▸ **INSTRUCTIONS FOR THE TASK**:
Quote every line of the data below as it stands, omitting pictures.

▸ **PROVIDED MATERIAL**:

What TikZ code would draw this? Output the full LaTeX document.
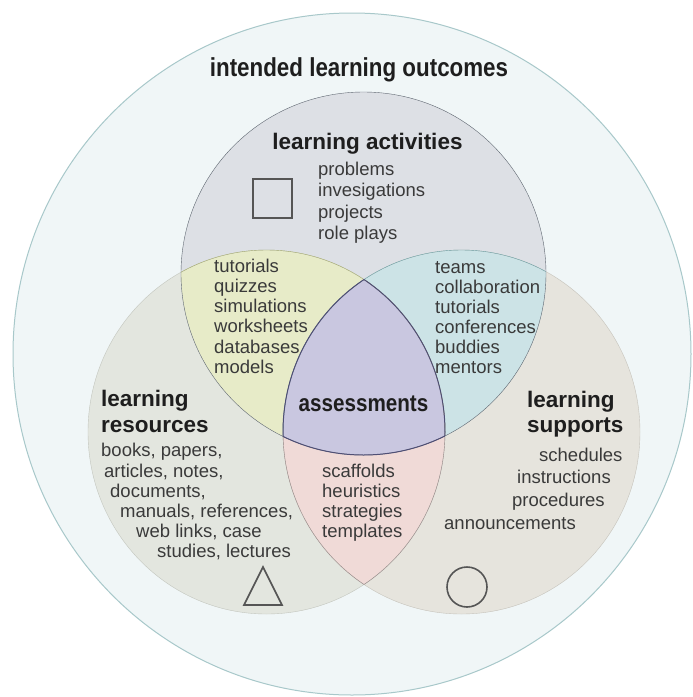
\documentclass[tikz,border=0pt]{standalone}
\usepackage{fontspec}
\setmainfont{Liberation Sans}
\newfontfamily\narrowsans[FakeStretch=0.86]{Liberation Sans}
\usetikzlibrary{positioning}

\definecolor{ilofill}{HTML}{F0F6F7}
\definecolor{iloline}{HTML}{A8C8CA}
\definecolor{resfill}{HTML}{E3E6DF}
\definecolor{resline}{HTML}{C3C6BE}
\definecolor{supfill}{HTML}{E6E4DD}
\definecolor{supline}{HTML}{C6C3BB}
\definecolor{actfill}{HTML}{DDE0E5}
\definecolor{actline}{HTML}{5E6670}
\definecolor{yellowfill}{HTML}{E7EBC8}
\definecolor{yellowline}{HTML}{A9AE72}
\definecolor{bluefill}{HTML}{CCE3E6}
\definecolor{blueline}{HTML}{6AA2A9}
\definecolor{pinkfill}{HTML}{F0DAD7}
\definecolor{pinkline}{HTML}{9A8A8A}
\definecolor{purplefill}{HTML}{C9C7E0}
\definecolor{purpleline}{HTML}{4F4F75}
\definecolor{textgray}{HTML}{3A3A3A}
\definecolor{titlegray}{HTML}{1E1E1E}
\definecolor{symbolgray}{HTML}{555555}

\begin{document}
\begin{tikzpicture}[x=1pt,y=-1pt,
    lobe/.style={x radius=178.5pt, y radius=182pt},
    toplobe/.style={x radius=182.5pt, y radius=181.5pt},
    title/.style={font=\fontsize{22.5}{26}\selectfont\bfseries, inner sep=0pt, text=titlegray},
    item/.style={font=\fontsize{18.5}{20}\selectfont, inner sep=0pt, text=textgray, anchor=base west},
    symbol/.style={draw=symbolgray, line width=1.6pt}]

\useasboundingbox (0,0) rectangle (693,697);
\fill[white] (0,0) rectangle (693,697);

\coordinate (ilo) at (352,354);
\coordinate (act) at (363.5,273.5);
\coordinate (res) at (266.5,432);
\coordinate (sup) at (461.5,432);

% outer ring
\fill[ilofill] (ilo) ellipse [x radius=339pt, y radius=341pt];
\draw[iloline, line width=1pt] (ilo) ellipse [x radius=339pt, y radius=341pt];

% the three lobes and their overlaps
\fill[resfill] (res) ellipse [lobe];
\fill[supfill] (sup) ellipse [lobe];
\fill[actfill] (act) ellipse [toplobe];
\begin{scope}
    \clip (res) ellipse [lobe];
    \fill[pinkfill] (sup) ellipse [lobe];
\end{scope}
\begin{scope}
    \clip (act) ellipse [toplobe];
    \fill[yellowfill] (res) ellipse [lobe];
    \fill[bluefill] (sup) ellipse [lobe];
\end{scope}
\begin{scope}
    \clip (act) ellipse [toplobe];
    \clip (res) ellipse [lobe];
    \fill[purplefill] (sup) ellipse [lobe];
\end{scope}

% outlines
\draw[resline] (res) ellipse [lobe];
\draw[supline] (sup) ellipse [lobe];
\begin{scope}
    \clip (res) ellipse [lobe];
    \draw[pinkline] (sup) ellipse [lobe];
\end{scope}
\begin{scope}
    \clip (sup) ellipse [lobe];
    \draw[pinkline] (res) ellipse [lobe];
\end{scope}
\begin{scope}
    \clip (act) ellipse [toplobe];
    \draw[yellowline] (res) ellipse [lobe];
    \draw[blueline] (sup) ellipse [lobe];
\end{scope}
\draw[actline] (act) ellipse [toplobe];
\begin{scope}
    \clip (res) ellipse [lobe];
    \clip (sup) ellipse [lobe];
    \draw[purpleline, line width=1pt] (act) ellipse [toplobe];
\end{scope}
\begin{scope}
    \clip (act) ellipse [toplobe];
    \clip (res) ellipse [lobe];
    \draw[purpleline, line width=1pt] (sup) ellipse [lobe];
\end{scope}
\begin{scope}
    \clip (act) ellipse [toplobe];
    \clip (sup) ellipse [lobe];
    \draw[purpleline, line width=1pt] (res) ellipse [lobe];
\end{scope}

% symbols
\draw[symbol] (253,179) rectangle (292,218);
\draw[symbol] (263,567) -- (244,605) -- (282,605) -- cycle;
\draw[symbol] (467,587) circle [radius=20pt];

% titles
\node[title, font=\narrowsans\fontsize{26}{30}\selectfont\bfseries, anchor=base] (ilotitle) at (359,76) {intended learning outcomes};
\node[title, anchor=base] (acttitle) at (367.5,149) {learning activities};
\node[title, anchor=base west] (restitle) at (101,406) {learning};
\node[title, anchor=base west] (restitle2) at (101,432) {resources};
\node[title, anchor=base west] (suptitle) at (527,407) {learning};
\node[title, anchor=base west] (suptitle2) at (527,432) {supports};
\node[title, font=\narrowsans\fontsize{24}{26}\selectfont\bfseries, anchor=base] (assess) at (363.5,411) {assessments};

% lists
\foreach \t [count=\i from 0] in {problems,invesigations,projects,role plays}
    \node[item] (act-\i) at (318,175+21.5*\i) {\t};

\foreach \t [count=\i from 0] in {tutorials,quizzes,simulations,worksheets,databases,models}
    \node[item] (ra-\i) at (214,272+20.3*\i) {\t};

\foreach \t [count=\i from 0] in {teams,collaboration,tutorials,conferences,buddies,mentors}
    \node[item] (sa-\i) at (435,273+20*\i) {\t};

\foreach \t [count=\i from 0] in {scaffolds,heuristics,strategies,templates}
    \node[item] (rs-\i) at (322,477+20*\i) {\t};

\foreach \x/\y/\t [count=\i] in {101/456/{books, papers,},104/477/{articles, notes,},110/497/{documents,},
        120/517/{manuals, references,},136/537/{web links, case},157/557/{studies, lectures}}
    \node[item] (res-\i) at (\x,\y) {\t};

\foreach \x/\y/\t [count=\i] in {539/461/schedules,517/483/instructions,512/506/procedures,444/529/announcements}
    \node[item] (sup-\i) at (\x,\y) {\t};

\end{tikzpicture}
\end{document}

▸ **TASK ANSWER**:
What TikZ code would draw this? Output the full LaTeX document.
\documentclass[tikz,border=0pt]{standalone}
\usepackage{fontspec}
\setmainfont{Liberation Sans}
\newfontfamily\narrowsans[FakeStretch=0.86]{Liberation Sans}
\usetikzlibrary{positioning}

\definecolor{ilofill}{HTML}{F0F6F7}
\definecolor{iloline}{HTML}{A8C8CA}
\definecolor{resfill}{HTML}{E3E6DF}
\definecolor{resline}{HTML}{C3C6BE}
\definecolor{supfill}{HTML}{E6E4DD}
\definecolor{supline}{HTML}{C6C3BB}
\definecolor{actfill}{HTML}{DDE0E5}
\definecolor{actline}{HTML}{5E6670}
\definecolor{yellowfill}{HTML}{E7EBC8}
\definecolor{yellowline}{HTML}{A9AE72}
\definecolor{bluefill}{HTML}{CCE3E6}
\definecolor{blueline}{HTML}{6AA2A9}
\definecolor{pinkfill}{HTML}{F0DAD7}
\definecolor{pinkline}{HTML}{9A8A8A}
\definecolor{purplefill}{HTML}{C9C7E0}
\definecolor{purpleline}{HTML}{4F4F75}
\definecolor{textgray}{HTML}{3A3A3A}
\definecolor{titlegray}{HTML}{1E1E1E}
\definecolor{symbolgray}{HTML}{555555}

\begin{document}
\begin{tikzpicture}[x=1pt,y=-1pt,
    lobe/.style={x radius=178.5pt, y radius=182pt},
    toplobe/.style={x radius=182.5pt, y radius=181.5pt},
    title/.style={font=\fontsize{22.5}{26}\selectfont\bfseries, inner sep=0pt, text=titlegray},
    item/.style={font=\fontsize{18.5}{20}\selectfont, inner sep=0pt, text=textgray, anchor=base west},
    symbol/.style={draw=symbolgray, line width=1.6pt}]

\useasboundingbox (0,0) rectangle (693,697);
\fill[white] (0,0) rectangle (693,697);

\coordinate (ilo) at (352,354);
\coordinate (act) at (363.5,273.5);
\coordinate (res) at (266.5,432);
\coordinate (sup) at (461.5,432);

% outer ring
\fill[ilofill] (ilo) ellipse [x radius=339pt, y radius=341pt];
\draw[iloline, line width=1pt] (ilo) ellipse [x radius=339pt, y radius=341pt];

% the three lobes and their overlaps
\fill[resfill] (res) ellipse [lobe];
\fill[supfill] (sup) ellipse [lobe];
\fill[actfill] (act) ellipse [toplobe];
\begin{scope}
    \clip (res) ellipse [lobe];
    \fill[pinkfill] (sup) ellipse [lobe];
\end{scope}
\begin{scope}
    \clip (act) ellipse [toplobe];
    \fill[yellowfill] (res) ellipse [lobe];
    \fill[bluefill] (sup) ellipse [lobe];
\end{scope}
\begin{scope}
    \clip (act) ellipse [toplobe];
    \clip (res) ellipse [lobe];
    \fill[purplefill] (sup) ellipse [lobe];
\end{scope}

% outlines
\draw[resline] (res) ellipse [lobe];
\draw[supline] (sup) ellipse [lobe];
\begin{scope}
    \clip (res) ellipse [lobe];
    \draw[pinkline] (sup) ellipse [lobe];
\end{scope}
\begin{scope}
    \clip (sup) ellipse [lobe];
    \draw[pinkline] (res) ellipse [lobe];
\end{scope}
\begin{scope}
    \clip (act) ellipse [toplobe];
    \draw[yellowline] (res) ellipse [lobe];
    \draw[blueline] (sup) ellipse [lobe];
\end{scope}
\draw[actline] (act) ellipse [toplobe];
\begin{scope}
    \clip (res) ellipse [lobe];
    \clip (sup) ellipse [lobe];
    \draw[purpleline, line width=1pt] (act) ellipse [toplobe];
\end{scope}
\begin{scope}
    \clip (act) ellipse [toplobe];
    \clip (res) ellipse [lobe];
    \draw[purpleline, line width=1pt] (sup) ellipse [lobe];
\end{scope}
\begin{scope}
    \clip (act) ellipse [toplobe];
    \clip (sup) ellipse [lobe];
    \draw[purpleline, line width=1pt] (res) ellipse [lobe];
\end{scope}

% symbols
\draw[symbol] (253,179) rectangle (292,218);
\draw[symbol] (263,567) -- (244,605) -- (282,605) -- cycle;
\draw[symbol] (467,587) circle [radius=20pt];

% titles
\node[title, font=\narrowsans\fontsize{26}{30}\selectfont\bfseries, anchor=base] (ilotitle) at (359,76) {intended learning outcomes};
\node[title, anchor=base] (acttitle) at (367.5,149) {learning activities};
\node[title, anchor=base west] (restitle) at (101,406) {learning};
\node[title, anchor=base west] (restitle2) at (101,432) {resources};
\node[title, anchor=base west] (suptitle) at (527,407) {learning};
\node[title, anchor=base west] (suptitle2) at (527,432) {supports};
\node[title, font=\narrowsans\fontsize{24}{26}\selectfont\bfseries, anchor=base] (assess) at (363.5,411) {assessments};

% lists
\foreach \t [count=\i from 0] in {problems,invesigations,projects,role plays}
    \node[item] (act-\i) at (318,175+21.5*\i) {\t};

\foreach \t [count=\i from 0] in {tutorials,quizzes,simulations,worksheets,databases,models}
    \node[item] (ra-\i) at (214,272+20.3*\i) {\t};

\foreach \t [count=\i from 0] in {teams,collaboration,tutorials,conferences,buddies,mentors}
    \node[item] (sa-\i) at (435,273+20*\i) {\t};

\foreach \t [count=\i from 0] in {scaffolds,heuristics,strategies,templates}
    \node[item] (rs-\i) at (322,477+20*\i) {\t};

\foreach \x/\y/\t [count=\i] in {101/456/{books, papers,},104/477/{articles, notes,},110/497/{documents,},
        120/517/{manuals, references,},136/537/{web links, case},157/557/{studies, lectures}}
    \node[item] (res-\i) at (\x,\y) {\t};

\foreach \x/\y/\t [count=\i] in {539/461/schedules,517/483/instructions,512/506/procedures,444/529/announcements}
    \node[item] (sup-\i) at (\x,\y) {\t};

\end{tikzpicture}
\end{document}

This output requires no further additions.